In a series that so masterfully explores the concept of morality, redemption and rehabilitation, as well as the messy nuances of human relationships, Marius and Cosette’s “love” feels one-dimensional. They don’t have enough time together to muster up any chemistry, Bamber is hemmed in by a dainty, thinly-written role, and even Josh O’Connor – so brittle and brooding in God’s Own Country – can’t inject much life into their romance. Lines such as, “I’ve lost everything, my life is over”, pronounced by Marius after Valjean and Cosette flee, elicit little more than an eye roll.

Inspector Javert, meanwhile, is also a man obsessed – his obsession rapidly transforming into an all-consuming mania. Looking increasingly pallid and unwell, he is determined to catch Valjean, who he tortured in prison for 19 years and who has subsequently eluded capture for a decade. “We’ve got worker groups openly discussing violent revolution,” an officer tells him, exasperated. “Three illegal arms factories unearthed this week.” Javert, played with unravelling, paranoid desperation by David Oyelowo, barely hears him. “He is here. He has been in Paris all this time, laughing at us. Well this time, he will not get away.”

(BBC/Lookout Point/Robert Viglasky)
(BBC/Lookout Point/Robert Viglasky) (BBC/Lookout Point/Robert Viglask)

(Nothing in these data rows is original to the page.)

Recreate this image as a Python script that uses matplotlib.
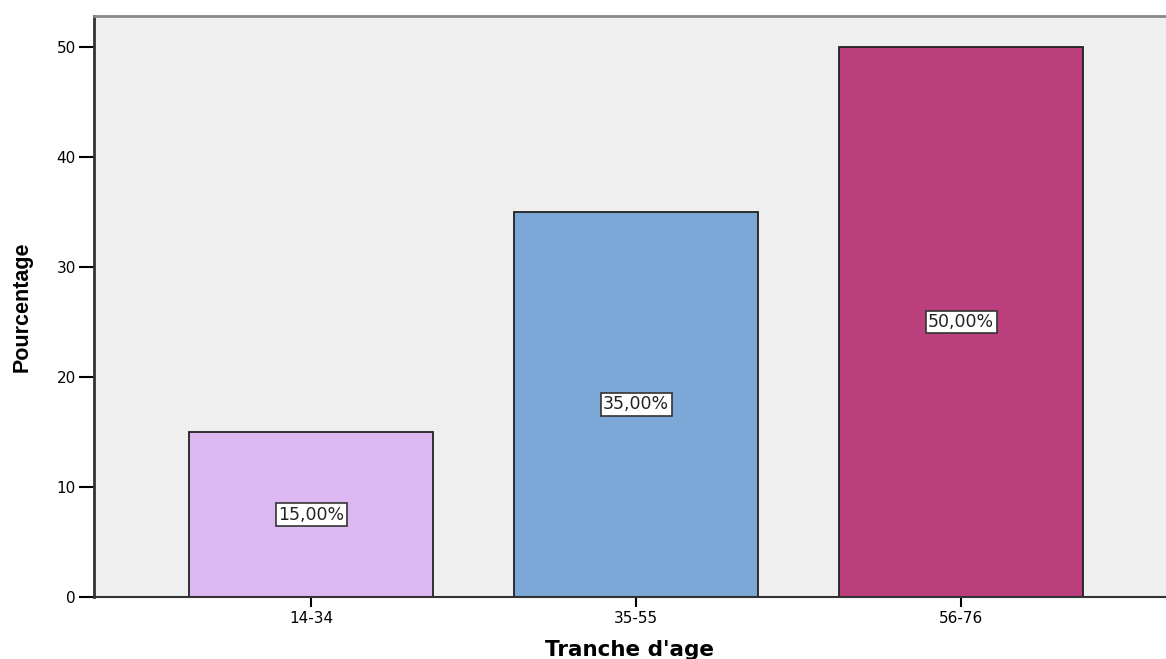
import matplotlib
matplotlib.use("Agg")
import matplotlib.pyplot as plt
from matplotlib import font_manager

# Répartition par tranche d'âge
tranches = ["14-34", "35-55", "56-76"]
pourcentages = [15.0, 35.0, 50.0]
couleurs = ["#DDB8F0", "#7BA8D6", "#BA3F7C"]
yticks = [0, 10, 20, 30, 40, 50]

# police étroite pour le titre de l'axe Y si disponible
noms = {f.name for f in font_manager.fontManager.ttflist}
police_y = "Liberation Sans Narrow" if "Liberation Sans Narrow" in noms else "Liberation Sans"
taille_y = 18.5 if police_y == "Liberation Sans Narrow" else 15.5

fig = plt.figure(figsize=(11.66, 6.59), dpi=100)
ax = fig.add_axes([0.0806, 0.094, 0.9194, 0.8817])
ax.set_facecolor("#EFEFEF")

x = list(range(len(tranches)))
ax.bar(x, pourcentages, width=0.75, color=couleurs, edgecolor="#222222", linewidth=1.3, zorder=2)

# étiquettes de valeur au milieu de chaque barre
for xi, val in zip(x, pourcentages):
    ax.text(xi, val / 2, f"{val:.2f}%".replace(".", ","), ha="center", va="center",
            fontsize=12.5, color="#222222", zorder=3,
            bbox=dict(boxstyle="square,pad=0.14", facecolor="white", edgecolor="#333333", linewidth=1.2))

ax.set_xlim(-0.668, 2.63)
ax.set_ylim(0, 52.8)
ax.set_xticks(x)
ax.set_xticklabels(tranches, fontsize=11)
ax.set_yticks(yticks)
ax.tick_params(axis="y", labelsize=11, length=11, width=1.5, pad=2)
ax.tick_params(axis="x", length=7, width=1.5, pad=3)

ax.spines["right"].set_visible(False)
ax.spines["left"].set_linewidth(2)
ax.spines["left"].set_color("#333333")
ax.spines["bottom"].set_linewidth(1.5)
ax.spines["bottom"].set_color("#333333")
ax.spines["top"].set_linewidth(2)
ax.spines["top"].set_color("#888888")

ax.set_ylabel("Pourcentage", fontsize=taille_y, fontweight="bold", family=police_y, labelpad=17)
ax.set_xlabel("Tranche d'age", fontsize=15.5, fontweight="bold", labelpad=10)

fig.savefig("out.png", dpi=100)
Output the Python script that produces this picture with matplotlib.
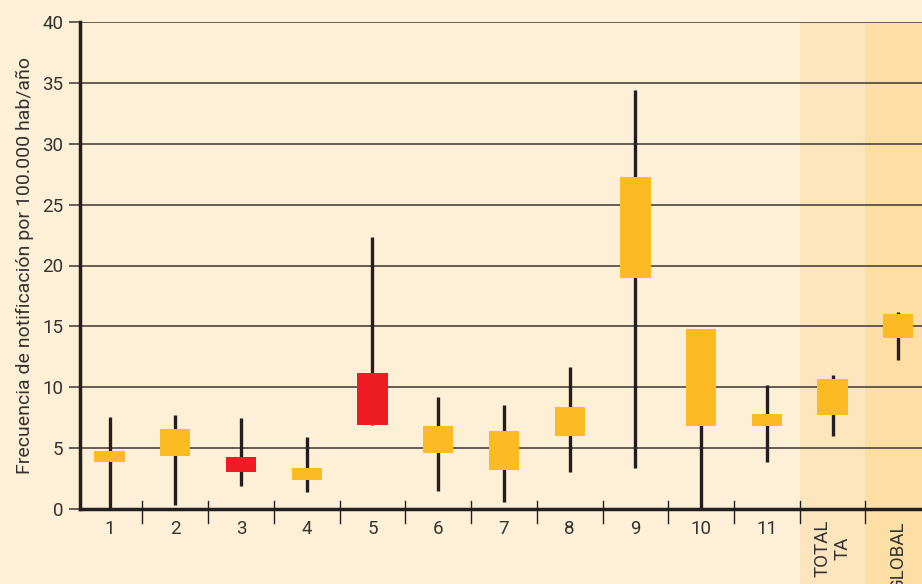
import matplotlib.pyplot as plt
import matplotlib.transforms as mtransforms
from matplotlib.patches import Rectangle

# data
labels = ['1', '2', '3', '4', '5', '6', '7', '8', '9', '10', '11', 'TOTAL\nTA', 'GLOBAL']
box_low = [3.87, 4.38, 3.0, 2.37, 6.88, 4.6, 3.17, 6.0, 18.95, 6.8, 6.8, 7.69, 14.06]
box_high = [4.76, 6.6, 4.27, 3.39, 11.2, 6.85, 6.37, 8.39, 27.3, 14.76, 7.82, 10.65, 16.05]
wh_low = [0.0, 0.3, 1.93, 1.37, 6.88, 1.45, 0.6, 3.0, 3.33, 0.0, 3.87, 6.0, 12.26]
wh_high = [7.55, 7.74, 7.47, 5.89, 22.3, 9.17, 8.55, 11.7, 34.4, 14.76, 10.16, 11.0, 16.15]
colors = ['#fdbb23', '#fdbb23', '#ee1c25', '#fdbb23', '#ee1c25', '#fdbb23', '#fdbb23',
          '#fdbb23', '#fdbb23', '#fdbb23', '#fdbb23', '#fdbb23', '#fdbb23']

bg = '#fdf0d6'
ink = '#231f20'
plt.rcParams['font.family'] = ['Roboto', 'DejaVu Sans']

fig = plt.figure(figsize=(9.22, 5.84), dpi=100, facecolor=bg)
ax = fig.add_axes([80 / 922, 75 / 584, 842 / 922, 487 / 584])
ax.set_facecolor(bg)

x = list(range(1, len(labels) + 1))
ax.set_xlim(0.55, 13.36)
ax.set_ylim(0, 40)

# shaded bands for TOTAL TA and GLOBAL
trans = mtransforms.blended_transform_factory(ax.transData, ax.transAxes)
ax.add_patch(Rectangle((11.5, -0.2), 1.0, 1.2, transform=trans, color='#fde6be',
                       clip_on=False, zorder=0, lw=0))
ax.add_patch(Rectangle((12.5, -0.2), 1.0, 1.2, transform=trans, color='#fddfa6',
                       clip_on=False, zorder=0, lw=0))

# gridlines
for yv in range(5, 45, 5):
    ax.axhline(yv, color='#4a4540', lw=1.2, zorder=1)

# whiskers and boxes
ax.vlines(x, wh_low, wh_high, color=ink, lw=2.4, zorder=2)
ax.bar(x, [h - l for h, l in zip(box_high, box_low)], bottom=box_low, width=0.46,
       color=colors, zorder=3)

# separator ticks crossing the x axis
for i in range(1, len(labels)):
    ax.plot([i + 0.5, i + 0.5], [-0.028, 0.017], transform=trans, color=ink,
            lw=1.0, clip_on=False, zorder=4)

ax.set_yticks(range(0, 45, 5))
ax.set_xticks(x)
ax.set_xticklabels(labels)
for t in ax.get_xticklabels()[-2:]:
    t.set_rotation(90)
    t.set_va('top')
    t.set_ha('center')
    t.set_multialignment('center')
ax.tick_params(axis='y', length=8, width=1.2, color='#4a4540', labelsize=13.5,
               labelcolor='#333333', pad=4)
ax.tick_params(axis='x', length=0, labelsize=13.5, labelcolor='#333333', pad=8)

for s in ['top', 'right']:
    ax.spines[s].set_visible(False)
for s in ['left', 'bottom']:
    ax.spines[s].set_color(ink)
    ax.spines[s].set_linewidth(2.5)
    ax.spines[s].set_zorder(5)

ax.set_ylabel('Frecuencia de notificación por 100.000 hab/año', fontsize=14,
              color='#333333', labelpad=6)

plt.savefig('out.png', dpi=100, facecolor=bg)
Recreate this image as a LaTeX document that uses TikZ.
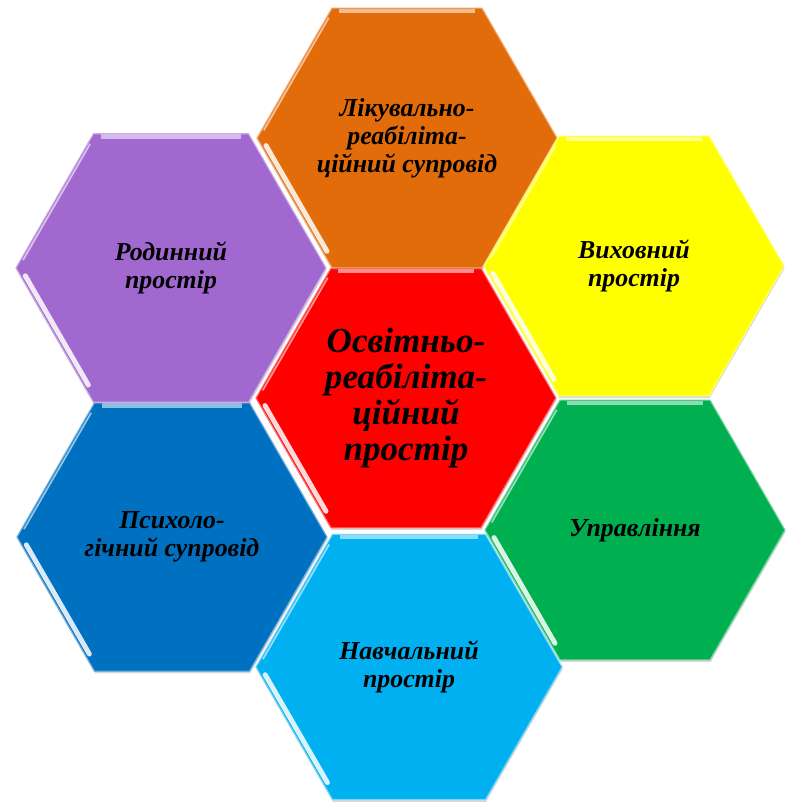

He should have listened to his colleague. It’s not long before violent revolution erupts, at the funeral of politician Jean Maximillien Lamarque. It is here that the episode comes to life. There are spectacular aerial shots of rebels pouring through the streets of Paris, as the mounted cavalry, in scenes that echo last year’s Mike Leigh drama Peterloo, ride around slashing at protestors. Javert makes an unconvincing attempt to join the rebels in disguise, nonchalantly inquiring as to Valjean’s whereabouts, and quickly finds himself tied up.

Marius – whose life, if you’ll remember, is over – eventually turns up to lend a hand. He saves little Gavroche (Reece Yates), the neglected son of the Thénardiers, before he in turn is saved by Éponine. “What are you doing here?” he asks, after she jumps in front of a bullet for him. “Thank you” might have been more appropriate, but the dying Éponine doesn’t seem to mind. “I really did love you,” she says, handing him a letter from Cosette. This love, at least, we can believe in. Her death is all the more affecting for it.

As it heads towards its sixth and final episode, there is still plenty to admire in Les Misérables. But when an escaped convict and his pursuer share more chemistry than two star-crossed lovers, something’s gone awry.